Prior to the Weir Foundation’s largesse, the Glasgow Life website, in announcing cancellation of the Aye Write festival, added: “We will be organising some Aye Write pop-up events in 2024”. That is exactly what is going to happen so actually nothing at all has changed.
But need it have been like this? I wondered about that back on March 28th when cancellation was announced based on Creative Scotland having turned down an application from Glasgow Life for a grant of £75,5000.
It just seemed so binary. They get 75 grand and there’s a festival. They don’t and there isn’t. Sorry young authors, small publishers and eager audiences. We’ll try again next year. That did not seem a very satisfactory or committed way to organise anything.
Was there no room for flexibility, perhaps in the scale of the festival without extinguishing its character? With a bit of political support, was there no opportunity for dialogue with Creative Scotland to see if there might be something left in the petty cash? Or what about foundations? Was the full Creative Scotland grant to be the sole determinant of the festival’s life or death?
I was sufficiently curious to ask Creative Scotland a couple of questions. When, I wondered, had Glasgow Life been made aware of the decision to turn down their funding application. The answer was that this happened on March 5th – more than three weeks before it became public.
Glasgow Life is chaired by an SNP councillor, Bailie Annette Christie. It seems inconceivable (or deeply incompetent) that the decision was not passed to the city’s SNP MSPs who include Humza Yousaf and Nicola Sturgeon. It would be interesting to know what activity, if any, ensued to save the day before the fait accompli became public knowledge.
Call me old-fashioned, but in my day as a political representative, I would have regarded this as a call to arms with every effort made to save an important event, even on a reduced scale. What mattered surely were the young writers, the small publishers, the eager audiences...?

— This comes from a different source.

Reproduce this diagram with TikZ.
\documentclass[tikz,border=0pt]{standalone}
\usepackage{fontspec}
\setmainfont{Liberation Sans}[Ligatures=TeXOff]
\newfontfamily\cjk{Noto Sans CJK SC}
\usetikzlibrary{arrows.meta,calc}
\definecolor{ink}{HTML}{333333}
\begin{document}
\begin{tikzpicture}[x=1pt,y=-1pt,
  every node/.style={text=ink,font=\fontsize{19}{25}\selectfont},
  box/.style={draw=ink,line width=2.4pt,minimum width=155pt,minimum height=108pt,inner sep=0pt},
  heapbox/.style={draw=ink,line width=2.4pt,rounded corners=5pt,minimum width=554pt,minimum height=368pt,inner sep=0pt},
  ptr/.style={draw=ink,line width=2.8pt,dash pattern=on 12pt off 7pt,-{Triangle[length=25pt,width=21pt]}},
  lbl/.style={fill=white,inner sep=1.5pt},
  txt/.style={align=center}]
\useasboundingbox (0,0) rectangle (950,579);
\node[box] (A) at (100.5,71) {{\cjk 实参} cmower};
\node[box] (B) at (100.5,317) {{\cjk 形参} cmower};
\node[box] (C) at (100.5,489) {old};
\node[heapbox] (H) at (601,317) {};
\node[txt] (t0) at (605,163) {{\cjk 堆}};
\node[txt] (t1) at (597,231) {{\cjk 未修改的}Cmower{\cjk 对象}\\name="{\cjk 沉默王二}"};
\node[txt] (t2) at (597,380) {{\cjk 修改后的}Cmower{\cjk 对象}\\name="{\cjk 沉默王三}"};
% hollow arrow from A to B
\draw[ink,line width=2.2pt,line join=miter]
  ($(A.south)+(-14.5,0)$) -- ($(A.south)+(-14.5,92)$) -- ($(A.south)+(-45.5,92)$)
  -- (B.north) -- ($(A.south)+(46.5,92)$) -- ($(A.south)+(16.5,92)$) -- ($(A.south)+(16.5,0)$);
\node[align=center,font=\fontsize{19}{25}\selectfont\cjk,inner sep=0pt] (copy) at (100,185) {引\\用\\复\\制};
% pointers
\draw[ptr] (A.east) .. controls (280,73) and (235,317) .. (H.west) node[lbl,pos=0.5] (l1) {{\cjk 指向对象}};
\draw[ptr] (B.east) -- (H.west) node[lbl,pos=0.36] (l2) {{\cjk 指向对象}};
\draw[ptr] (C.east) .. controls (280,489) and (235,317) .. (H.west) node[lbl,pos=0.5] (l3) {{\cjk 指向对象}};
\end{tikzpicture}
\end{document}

Did any of that transpire? Did the current and previous First Ministers of Scotland, who also happened to be Glasgow MSPs, stir themselves? It certainly didn’t sound like it when the decision was announced on March 28th. Ms Sturgeon tweeted that it was “really bad news”. But when did she receive it?
As for Mr Yousaf, he said at First Minister’s Questions on March 28th: “Having been alerted to the news, I will look at what support the Scottish Government could provide”. That was the last we heard of that but the intended implication was that this was the first he knew of a decision communicated to his political colleagues 23 days earlier. Surely some mistake!

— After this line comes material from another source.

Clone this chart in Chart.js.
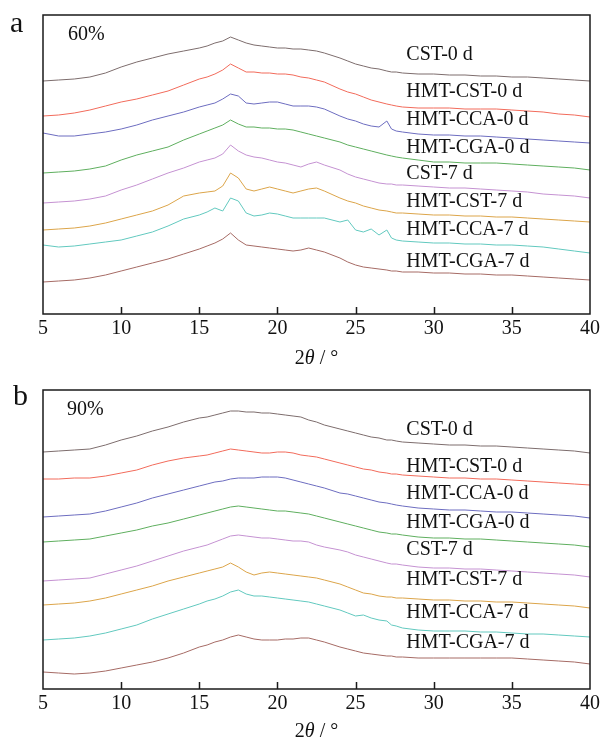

It was by happenstance that de-funding Aye Write coincided with the revelation that a show involving live sex was to feature on the Edinburgh Festival fringe, by courtesy of a hundred grand from Creative Scotland. Maybe when that largesse was withdrawn, they could just have swapped the grants and earned some applause.
Since then, we have had the Fringe itself looking for a million quid to support its endeavours. I find this one hard to understand. As I recall, the Fringe was the ultimate market in creative enterprise and risk-taking in which success or failure was judged by the numbers of bums attracted to seats. Was that not all part of its charm and success?
If it has now expanded and commercialised to the point where it needs large sums of public money to manage the consequences, does that not suggest time for a re-set? I’m delighted to subsidise creativity but not the inflated costs of accommodation in Edinburgh, now exacerbated by Scottish Government legislation. That really is a bottomless pit.
There are always hard decisions to be made when demand for funding exceeds supply. I doubt if many people outside a small Edinburgh circle think current processes and priorities could not be improved upon. Far removed from these charmed circles, people just get on and do good things – without a grant.